I wish I could say that I haven't been online for three weeks because I was whisked away for a dirty weekend-or three weeks-by some fabulous, brilliant, stable, sane, single man - who also has all his own hair and teeth, and is still breathing (always helpful). Alas, no. The ones I find myself meeting don't have their own hair, have rotten teeth (if any teeth at all), are about 90 years old, and have beer guts so big they look like they're giving birth to a T-Rex.
And by the way, all the married ones are simply bloody ugly. Someone clearly wants them-but yuck!!
No, my computer finally expired. Of course, I've got three, and all are dead as the proverbial dodo. My PC is about 14 years old, one laptop is 13 years old, the other laptop is five years old-all dead. If anyone was stupid enough to actually break into this property, they would find three dead computers, a television that is so old that it has a VHS slot on the bottom of the front panel (but it hasn't played a tape since Clinton was President. And it didn't work well then, either). My little mini-stereo is falling apart, and in grave danger of starting an electrical fire-but I've had it since 2005. So I've been lucky. Up until now.
I had three weeks of hospital visits-not every day, but most days-only to be discharged from two clinics because I've been pronounced well ("for my age"-harrumph!). Apart from my antibody replacement every two weeks, I don't need to actually go near anything remotely resembling a hospital until September, when I see whoever is remaining, only to be told-guess what? I'm fine.
AND-I'm not complaining, because it took me "only" six years to reach this point. I thought that I would probably be dead by now-but it looks like I will be around to irritate the hell out of everyone for a very long time to come.
Not bad for any "old girl", am I?
On Wednesday it was eight weeks since the reconstruction, and Steve was very pleased - he told me I can go back to the gym this week. Hooray for that-before my bingo wings grow so huge that I will lift my arm and fracture some innocent passerby's skull. Oops...I've got wings.
This is a time of anniversaries. Wednesday marked eight weeks (so glad it is now and not then!). Tomorrow marks three years since the double mastectomy-so, technically, tomorrow night I will be three years breast cancer free. I kinda feel like I've won the lottery. So I am celebrating by taking myself to the West End to see Jersey Boys again. It's an English cast (again)-and the accents will be nauseating, but the music...it's the music I'm after. I listen to a radio station that plays a lot of the Four Seasons, and their music just lifts my spirits. After the gentamicin, when Dr. Dimples told me that they nearly killed me, and that I would never regain my balance system (destroyed for good, he said), he also told me that one other side effect was permanent deafness. So once again-I'm lucky, because I have my hearing-and my music. Music really helped save me when I was too sick to do anything.

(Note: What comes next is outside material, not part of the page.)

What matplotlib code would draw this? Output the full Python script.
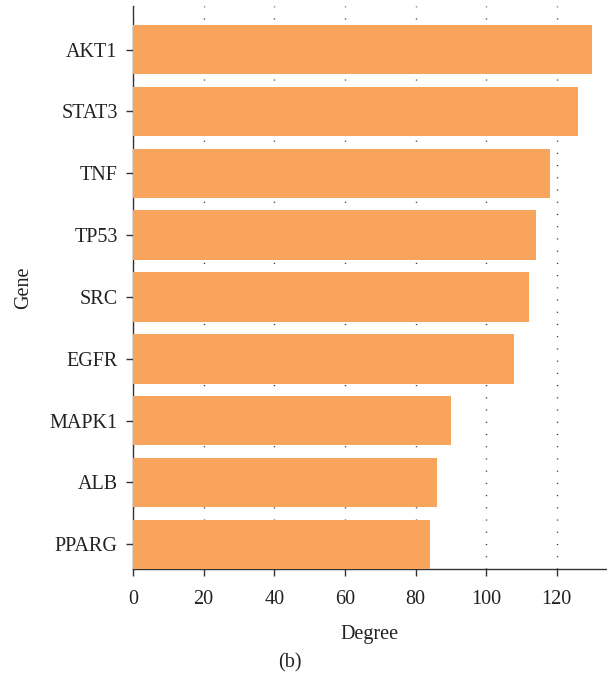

Next month it will be six years since gentamicin-not exactly a happy anniversary-but I have to look back and see just how far determination, willfulness, bloody-mindedness, and just pure anger have gotten me. I'm nowhere near the 90% balance I'm after, but I won't stop until I get there. In September I will undergo all the tests again, so we will see how far I have come after all the hard work.
I think it's time to do something for myself-apart from Jersey Boys. So, I bought another mini-stereo, and I'm awaiting delivery. I would love something that is a decent size, but then I would set it up and have to sleep in the garden. So, a mini-stereo it is. And I will do a pilgrimage to the West End to search for another laptop. I can't continue to go to the library to email and blog. It's awful. The keyboards are always sticky with some mystery (biological? Eww) matter, I could make a four course meal before the things power up (and then they are always crashing). Of course, I could wear gloves and take antiseptic wipes, but I would feel silly (and that is where I am now, and that is what I did, silly or not. Who knows what is on those keyboards? Probably something horrible and contagious).
Even my car is fourteen years old. I kept it after 2010 because it represents freedom to me, and I can now drive short distances; eventually I will be able to take longer journeys, although motorways are (and will remain) out of the question-as will driving under certain conditions (like, at night. I can't even walk at night, let alone drive. I don't want to kill anyone. Well--maybe a few people!!).
So on Monday I went along to my local Volkswagen dealer, test drove a beautiful Polo, and that was it: a brand spanking new VW Polo. Yes, I bought a new car.